20. The perceptual spectral decoder according to claim 18 , wherein said spectral codebook generator is arranged for creating said spectral codebook to comprise elements based on perceptually relevant decoded spectral coefficients from at least one of a past frame and a future frame.

21. The perceptual spectral decoder according to claim 18 , wherein said noise filler being further arranged to select said elements from said spectral codebook according to at least one criterion.

22. The perceptual spectral decoder according to claim 21 , wherein said noise filler being further arranged to select said elements from said spectral codebook in index order as a circular buffer, starting from a low frequency end.

23. The perceptual spectral decoder according to claim 21 , wherein said noise filler being further arranged to select said elements from said spectral codebook based on a spectral distance between a spectral hole to be filled and said selected element.

24. The perceptual spectral decoder according to claim 21 , wherein said noise filler being further arranged to select said elements from said spectral codebook based on an energy of a recovered spectral coefficient adjacent to a spectral hole to be filled and an energy of said selected element.

25. The perceptual spectral decoder according to claim 18 , wherein said noise filler further comprises a postprocessor arranged for postprocessing said spectral codebook, whereby said noise filler being arranged for selecting said elements from said postprocessed spectral codebook.

26. The perceptual spectral decoder according to claim 17 , wherein said spectrum filler further comprises a bandwidth extender.

27. The perceptual spectral decoder according to claim 26 , wherein said noise filler is arranged for performing noise filling for frequencies below a transition frequency (f t ) and said bandwidth extender being arranged for extending a bandwidth for frequencies above said transition frequency (f t ).

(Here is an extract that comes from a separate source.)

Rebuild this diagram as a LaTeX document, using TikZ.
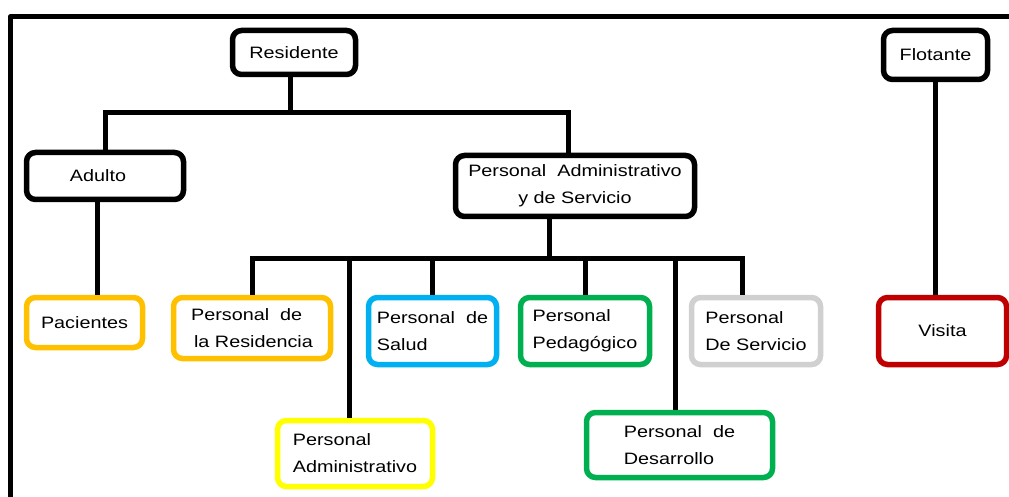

28. The perceptual spectral decoder according to claim 26 , wherein said bandwidth extender comprises a spectral folding section.

29. The perceptual spectral decoder according to claim 17 , wherein said noise filler is arranged to operate in a normalized domain.

30. The perceptual spectral decoder according to claim 29 , further comprising a spectral fill envelope applier arranged for applying a spectral fill envelope on said set of spectral coefficients in order to conserve an initial energy.

31. The perceptual spectral decoder according to claim 17 , wherein said converter comprises at least one of an inverse transform section and an inverse filter bank.

32. A signal handling device for use in a perceptual spectral decoder, comprising: an input for decoded spectral coefficients of an initial set of spectral coefficients; a spectrum filler connected to said input and arranged for spectrum filling of said initial set of spectral coefficients into a set of reconstructed spectral coefficients, said spectrum filler comprising a noise filler for noise filling of spectral holes by setting spectral coefficients in said initial set of spectral coefficients having a zero magnitude or being non-decoded equal to elements derived from said decoded spectral coefficients; and an output for said set of reconstructed spectral coefficients; converting said set of reconstructed spectral coefficients of a frequency domain into an audio signal of a time domain.